Every Penn student who has lived in a dorm has inevitably seen one of many posters warning of the dangers of drugs and alcohol and suggesting safe practices. While they may question the posters' intent and impact, the Office of Alcohol and Other Drug Program Initiatives stresses that their primary goal is to help students.
Director of AOD Noelle Melartin said that the posters are trying to bring education on issues of substance abuse to “another level.”
“We wanted to grab attention with bold images and simple text because we know that students are not going to read something for 20 minutes," Melartin said. "If a student sees the medical amnesty poster hanging on a wall, in case they didn’t hear about medical amnesty from other places, now they can get this information and know in the back of their minds that they can get help on this campus and they won't get in trouble."
The posters, which have been a staple of Penn dorms' decor for a number of years, are updated every semester and come in two main styles: “Penn Plays Safe” and “It’s a Science." While the “Penn Plays Safe” posters focus on providing concise facts related to reducing the harm of alcohol and other drugs, the “It’s a Science” posters delve into certain topics in greater depth.
Many students, especially freshmen who are new to seeing posters like these around campus, are unsure of the impact the posters have.
“They definitely mean well, but I don’t think they do anything. I mean no one seems to read them and a lot of them are just on the floor at this point," College freshman Sydney Acquaye said.

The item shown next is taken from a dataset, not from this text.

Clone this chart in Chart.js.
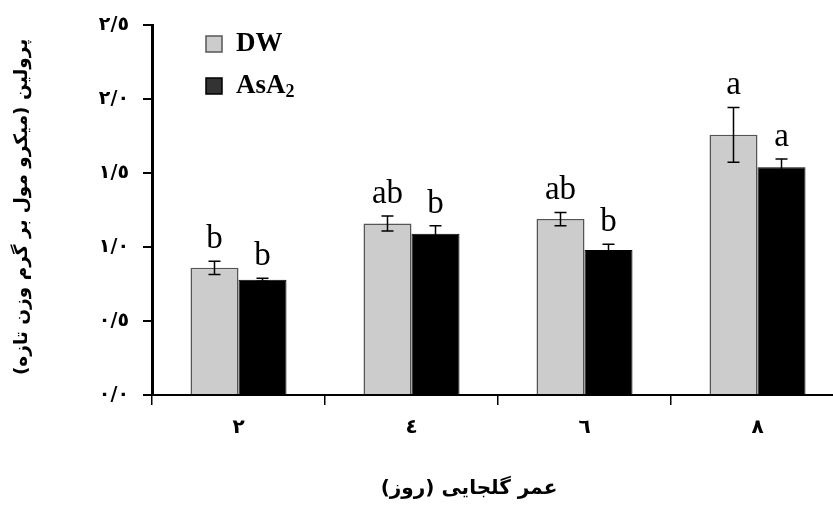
<!DOCTYPE html>
<html>
<head>
<meta charset="utf-8">
<script src="https://cdn.jsdelivr.net/npm/chart.js"></script>
<style>
  html, body { margin: 0; padding: 0; background: #fff; overflow: hidden; }
  #wrap { width: 860px; height: 505px; }
</style>
</head>
<body>
<div id="wrap"><canvas id="prolineChart"></canvas></div>
<script>
// dados
const categories = ['٢', '٤', '٦', '٨'];
const dwValues = [0.86, 1.16, 1.19, 1.76];
const dwErr = [0.045, 0.05, 0.045, 0.185];
const asaValues = [0.78, 1.09, 0.98, 1.54];
const asaErr = [0.01, 0.055, 0.04, 0.057];
const dwLetters = ['b', 'ab', 'ab', 'a'];
const asaLetters = ['b', 'b', 'b', 'a'];
const yTicks = ['٠/٠', '٠/٥', '١/٠', '١/٥', '٢/٠', '٢/٥'];

const yTitle = 'پرولین (میکرو مول بر گرم وزن تازه)';
const xTitle = 'عمر گلجایی (روز)';

// barras de erro + letras + legenda + títulos
const extrasPlugin = {
  id: 'extras',
  afterDatasetsDraw(chart) {
    const ctx = chart.ctx;
    const y = chart.scales.y;
    const errs = [dwErr, asaErr];
    const letters = [dwLetters, asaLetters];
    ctx.save();
    chart.data.datasets.forEach((ds, i) => {
      const meta = chart.getDatasetMeta(i);
      meta.data.forEach((bar, j) => {
        const v = ds.data[j];
        const top = y.getPixelForValue(v + errs[i][j]);
        const bot = y.getPixelForValue(v - errs[i][j]);
        ctx.strokeStyle = '#000';
        ctx.lineWidth = 1.5;
        ctx.beginPath();
        ctx.moveTo(bar.x, top); ctx.lineTo(bar.x, bot);
        ctx.moveTo(bar.x - 6, top); ctx.lineTo(bar.x + 6, top);
        ctx.moveTo(bar.x - 6, bot); ctx.lineTo(bar.x + 6, bot);
        ctx.stroke();
        ctx.fillStyle = '#000';
        ctx.font = '33px "Liberation Serif"';
        ctx.textAlign = 'center';
        ctx.textBaseline = 'alphabetic';
        ctx.fillText(letters[i][j], bar.x, top - 13);
      });
    });

    // legenda
    const leg = [['#cccccc', '#555', 'DW', 36], ['#333333', '#000', 'AsA', 78]];
    leg.forEach(l => {
      ctx.fillStyle = l[0];
      ctx.fillRect(206, l[3], 16, 16);
      ctx.strokeStyle = l[1];
      ctx.lineWidth = 1.5;
      ctx.strokeRect(206, l[3], 16, 16);
      ctx.fillStyle = '#000';
      ctx.font = 'bold 27px "Liberation Serif"';
      ctx.textAlign = 'left';
      ctx.textBaseline = 'middle';
      ctx.fillText(l[2], 236, l[3] + 8);
    });
    const w = ctx.measureText('AsA').width;
    ctx.font = 'bold 18px "Liberation Serif"';
    ctx.fillText('2', 236 + w, 78 + 14);

    // títulos dos eixos
    ctx.direction = 'rtl';
    ctx.fillStyle = '#000';
    ctx.textAlign = 'center';
    ctx.textBaseline = 'middle';
    ctx.font = 'bold 20px "DejaVu Sans"';
    ctx.fillText(xTitle, 469, 489);
    ctx.font = 'bold 18.5px "DejaVu Sans"';
    ctx.translate(22, 207);
    ctx.rotate(-Math.PI / 2);
    ctx.fillText(yTitle, 0, 0);
    ctx.restore();
  }
};

const ctx_chart = document.getElementById('prolineChart').getContext('2d');
const chart = new Chart(ctx_chart, {
  type: 'bar',
  data: {
    labels: categories,
    datasets: [{
      label: 'DW',
      data: dwValues,
      backgroundColor: '#cccccc',
      borderColor: '#555',
      borderWidth: 1.5,
      borderSkipped: 'bottom'
    }, {
      label: 'AsA2',
      data: asaValues,
      backgroundColor: '#000',
      borderColor: '#000',
      borderWidth: 1,
      borderSkipped: 'bottom'
    }]
  },
  options: {
    responsive: true,
    maintainAspectRatio: false,
    animation: false,
    categoryPercentage: 0.555,
    barPercentage: 1.0,
    layout: { padding: { top: 24, right: 16, left: 0, bottom: 0 } },
    plugins: { legend: { display: false }, tooltip: { enabled: false } },
    scales: {
      x: {
        grid: { offset: true, drawOnChartArea: false, tickLength: 10, color: '#000', lineWidth: 1.5 },
        border: { display: true, color: '#000', width: 2 },
        ticks: { color: '#000', font: { family: 'DejaVu Sans', size: 20, weight: 'bold' }, padding: 11 },
        afterFit(scale) { scale.height = 110; }
      },
      y: {
        min: 0,
        max: 2.5,
        grid: { drawOnChartArea: false, tickLength: 9, color: '#000', lineWidth: 2 },
        border: { display: true, color: '#000', width: 3 },
        ticks: {
          stepSize: 0.5,
          color: '#000',
          font: { family: 'DejaVu Sans', size: 19, weight: 'bold' },
          padding: 14,
          callback: (v) => yTicks[Math.round(v / 0.5)]
        },
        afterFit(scale) { scale.width = 152; }
      }
    }
  },
  plugins: [extrasPlugin]
});
</script>
</body>
</html>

College freshman Jackson Betz also said he questions the posters' effectiveness.
“People are still afraid to call for help, despite the medical amnesty posters. It’s also weird how they seem to be promoting alcohol," Betz said. "For someone like me who is not a big partier or drinker, it’s weird that the posters are almost encouraging drinking."
Despite some students’ claims that posters encouraging students to count their drinks or drink water during a night out condone alcohol consumption on campus, Melartin stresses that the AOD’s purpose is to simply educate and help students.

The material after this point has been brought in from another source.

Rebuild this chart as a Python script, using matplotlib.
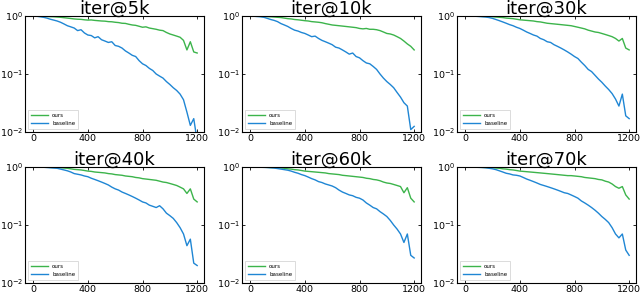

“What we are trying to convey through these posters and the rest of our work here is that there are ways to drink and not experience those negative consequences," Melartin said. “Our office is a harm reduction office. Harm reduction means that we recognize that students are doing certain things like consuming alcohol whether or not it is legal for people their age, and we also recognize and see all the time the consequences that students, or any humans, can experience as a result of drinking in a high-risk way.”
While Melartin stressed that all of their information is “scientific," some students like Engineering freshmen Jason Grosz and Vedang Joshi still question the validity of some of the posters.

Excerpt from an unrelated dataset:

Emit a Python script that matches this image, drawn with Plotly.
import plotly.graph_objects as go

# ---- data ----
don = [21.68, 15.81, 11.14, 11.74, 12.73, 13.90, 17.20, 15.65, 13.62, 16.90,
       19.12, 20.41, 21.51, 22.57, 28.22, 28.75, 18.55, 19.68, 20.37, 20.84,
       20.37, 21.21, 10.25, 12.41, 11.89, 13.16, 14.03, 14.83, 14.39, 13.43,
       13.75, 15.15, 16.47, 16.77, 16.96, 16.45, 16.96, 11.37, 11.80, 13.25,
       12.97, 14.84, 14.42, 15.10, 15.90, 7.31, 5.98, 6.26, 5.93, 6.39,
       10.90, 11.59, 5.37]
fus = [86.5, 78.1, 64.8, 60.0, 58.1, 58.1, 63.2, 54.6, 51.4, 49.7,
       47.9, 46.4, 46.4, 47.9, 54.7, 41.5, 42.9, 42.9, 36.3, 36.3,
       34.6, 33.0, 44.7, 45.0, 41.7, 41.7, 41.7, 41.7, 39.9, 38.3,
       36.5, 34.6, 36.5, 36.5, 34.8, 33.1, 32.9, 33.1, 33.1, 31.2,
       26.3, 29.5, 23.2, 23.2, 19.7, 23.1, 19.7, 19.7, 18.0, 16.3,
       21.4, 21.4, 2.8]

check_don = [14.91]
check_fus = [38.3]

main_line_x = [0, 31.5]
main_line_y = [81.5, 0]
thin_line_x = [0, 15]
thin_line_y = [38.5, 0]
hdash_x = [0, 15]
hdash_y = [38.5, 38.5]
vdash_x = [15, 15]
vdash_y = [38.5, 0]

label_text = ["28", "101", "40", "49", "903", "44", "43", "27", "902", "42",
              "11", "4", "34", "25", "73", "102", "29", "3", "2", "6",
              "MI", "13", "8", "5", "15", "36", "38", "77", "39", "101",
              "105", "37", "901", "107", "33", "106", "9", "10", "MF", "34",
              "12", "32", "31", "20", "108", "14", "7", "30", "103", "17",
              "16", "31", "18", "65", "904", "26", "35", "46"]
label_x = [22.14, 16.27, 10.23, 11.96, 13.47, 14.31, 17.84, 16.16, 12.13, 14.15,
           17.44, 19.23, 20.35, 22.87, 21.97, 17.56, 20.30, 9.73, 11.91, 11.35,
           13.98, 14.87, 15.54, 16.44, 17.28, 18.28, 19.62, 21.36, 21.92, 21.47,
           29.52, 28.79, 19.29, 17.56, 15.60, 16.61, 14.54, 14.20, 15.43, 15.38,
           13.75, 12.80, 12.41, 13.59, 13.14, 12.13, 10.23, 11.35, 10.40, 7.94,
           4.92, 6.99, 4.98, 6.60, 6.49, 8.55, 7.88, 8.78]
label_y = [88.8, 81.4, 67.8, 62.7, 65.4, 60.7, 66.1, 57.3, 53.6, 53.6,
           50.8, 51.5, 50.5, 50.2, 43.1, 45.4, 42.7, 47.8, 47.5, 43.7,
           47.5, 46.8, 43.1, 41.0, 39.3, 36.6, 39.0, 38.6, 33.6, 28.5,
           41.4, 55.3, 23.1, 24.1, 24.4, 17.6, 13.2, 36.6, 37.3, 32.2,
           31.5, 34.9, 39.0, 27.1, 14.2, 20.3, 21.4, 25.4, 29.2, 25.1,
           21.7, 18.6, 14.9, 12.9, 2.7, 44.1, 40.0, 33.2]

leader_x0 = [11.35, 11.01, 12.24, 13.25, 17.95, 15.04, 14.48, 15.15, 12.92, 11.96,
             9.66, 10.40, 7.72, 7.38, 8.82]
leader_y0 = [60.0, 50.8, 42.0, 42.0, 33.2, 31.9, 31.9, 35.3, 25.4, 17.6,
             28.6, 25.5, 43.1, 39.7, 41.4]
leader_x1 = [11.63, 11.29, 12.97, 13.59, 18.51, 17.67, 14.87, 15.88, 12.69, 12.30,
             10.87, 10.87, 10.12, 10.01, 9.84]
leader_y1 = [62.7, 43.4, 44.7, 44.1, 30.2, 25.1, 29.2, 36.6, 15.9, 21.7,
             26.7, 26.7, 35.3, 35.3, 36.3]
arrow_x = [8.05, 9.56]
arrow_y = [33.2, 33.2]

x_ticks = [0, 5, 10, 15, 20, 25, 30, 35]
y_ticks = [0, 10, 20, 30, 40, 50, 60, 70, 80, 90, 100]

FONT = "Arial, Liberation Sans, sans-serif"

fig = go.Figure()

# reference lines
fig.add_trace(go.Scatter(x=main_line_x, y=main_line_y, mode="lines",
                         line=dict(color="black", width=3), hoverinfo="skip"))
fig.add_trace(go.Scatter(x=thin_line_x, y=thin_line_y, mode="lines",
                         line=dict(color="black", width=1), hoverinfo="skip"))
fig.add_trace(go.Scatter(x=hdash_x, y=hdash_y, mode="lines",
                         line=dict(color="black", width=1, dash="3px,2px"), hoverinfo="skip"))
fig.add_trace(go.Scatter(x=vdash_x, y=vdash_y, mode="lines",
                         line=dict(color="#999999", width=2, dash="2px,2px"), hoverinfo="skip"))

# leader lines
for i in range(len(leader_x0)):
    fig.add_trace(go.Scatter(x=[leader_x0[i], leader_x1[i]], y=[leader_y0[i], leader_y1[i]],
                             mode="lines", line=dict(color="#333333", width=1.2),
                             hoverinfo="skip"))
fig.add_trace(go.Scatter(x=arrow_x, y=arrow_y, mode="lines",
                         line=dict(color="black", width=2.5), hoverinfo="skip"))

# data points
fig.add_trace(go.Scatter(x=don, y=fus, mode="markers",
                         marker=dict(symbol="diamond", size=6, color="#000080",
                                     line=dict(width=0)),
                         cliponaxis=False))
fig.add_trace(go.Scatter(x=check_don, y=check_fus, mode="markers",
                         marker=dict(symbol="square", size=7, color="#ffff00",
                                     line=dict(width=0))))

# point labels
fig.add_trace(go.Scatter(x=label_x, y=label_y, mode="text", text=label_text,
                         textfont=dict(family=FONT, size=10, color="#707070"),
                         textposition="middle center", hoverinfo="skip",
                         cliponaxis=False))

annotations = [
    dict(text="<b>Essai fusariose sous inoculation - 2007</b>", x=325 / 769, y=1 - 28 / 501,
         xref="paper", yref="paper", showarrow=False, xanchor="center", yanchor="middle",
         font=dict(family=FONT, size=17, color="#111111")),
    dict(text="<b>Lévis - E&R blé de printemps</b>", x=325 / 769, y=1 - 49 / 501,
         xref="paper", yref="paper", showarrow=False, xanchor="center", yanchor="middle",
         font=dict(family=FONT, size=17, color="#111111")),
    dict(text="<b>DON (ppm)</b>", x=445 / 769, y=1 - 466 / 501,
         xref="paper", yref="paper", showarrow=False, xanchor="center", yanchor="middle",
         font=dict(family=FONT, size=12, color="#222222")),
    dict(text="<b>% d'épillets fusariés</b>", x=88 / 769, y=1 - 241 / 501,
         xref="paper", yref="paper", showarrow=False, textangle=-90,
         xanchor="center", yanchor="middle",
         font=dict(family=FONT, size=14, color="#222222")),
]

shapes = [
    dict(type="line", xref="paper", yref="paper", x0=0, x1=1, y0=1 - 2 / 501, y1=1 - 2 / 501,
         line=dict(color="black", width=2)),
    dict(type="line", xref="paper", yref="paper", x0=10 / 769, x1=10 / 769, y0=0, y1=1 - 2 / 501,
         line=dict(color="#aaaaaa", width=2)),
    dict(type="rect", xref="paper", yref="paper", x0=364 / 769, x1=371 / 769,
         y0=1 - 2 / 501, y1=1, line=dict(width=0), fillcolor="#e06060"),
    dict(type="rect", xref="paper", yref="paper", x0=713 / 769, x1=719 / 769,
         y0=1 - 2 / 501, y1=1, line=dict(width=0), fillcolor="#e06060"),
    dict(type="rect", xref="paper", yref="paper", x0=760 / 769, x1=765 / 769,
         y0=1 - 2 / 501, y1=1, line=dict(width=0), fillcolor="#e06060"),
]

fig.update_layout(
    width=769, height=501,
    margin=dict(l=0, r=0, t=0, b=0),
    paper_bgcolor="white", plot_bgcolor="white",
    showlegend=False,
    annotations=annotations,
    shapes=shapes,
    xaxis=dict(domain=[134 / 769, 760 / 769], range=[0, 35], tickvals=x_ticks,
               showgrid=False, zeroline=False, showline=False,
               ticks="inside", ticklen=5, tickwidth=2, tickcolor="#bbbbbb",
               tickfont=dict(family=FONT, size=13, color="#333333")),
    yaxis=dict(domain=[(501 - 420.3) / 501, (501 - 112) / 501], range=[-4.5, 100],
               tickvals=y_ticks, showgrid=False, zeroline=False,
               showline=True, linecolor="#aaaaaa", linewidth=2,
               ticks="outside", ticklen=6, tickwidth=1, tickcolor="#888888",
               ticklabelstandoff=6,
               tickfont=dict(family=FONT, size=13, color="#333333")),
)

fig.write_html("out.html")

“I don’t even think some of [the posters] are true. I mean, there’s no way a cup of jungle juice would cause someone to black out,” Grosz said.
“It seems like they are just trying to scare people,” added Joshi.
No matter students' opinions, the AOD posters that line the halls of Penn dorms harbor important messages that are meant to help.
"We provide alcohol [and drug] education to the campus from a number of different angles," Melartin said. "So we put this information up so that maybe you can learn a new fact that might help you stay safe if you're going to be drinking."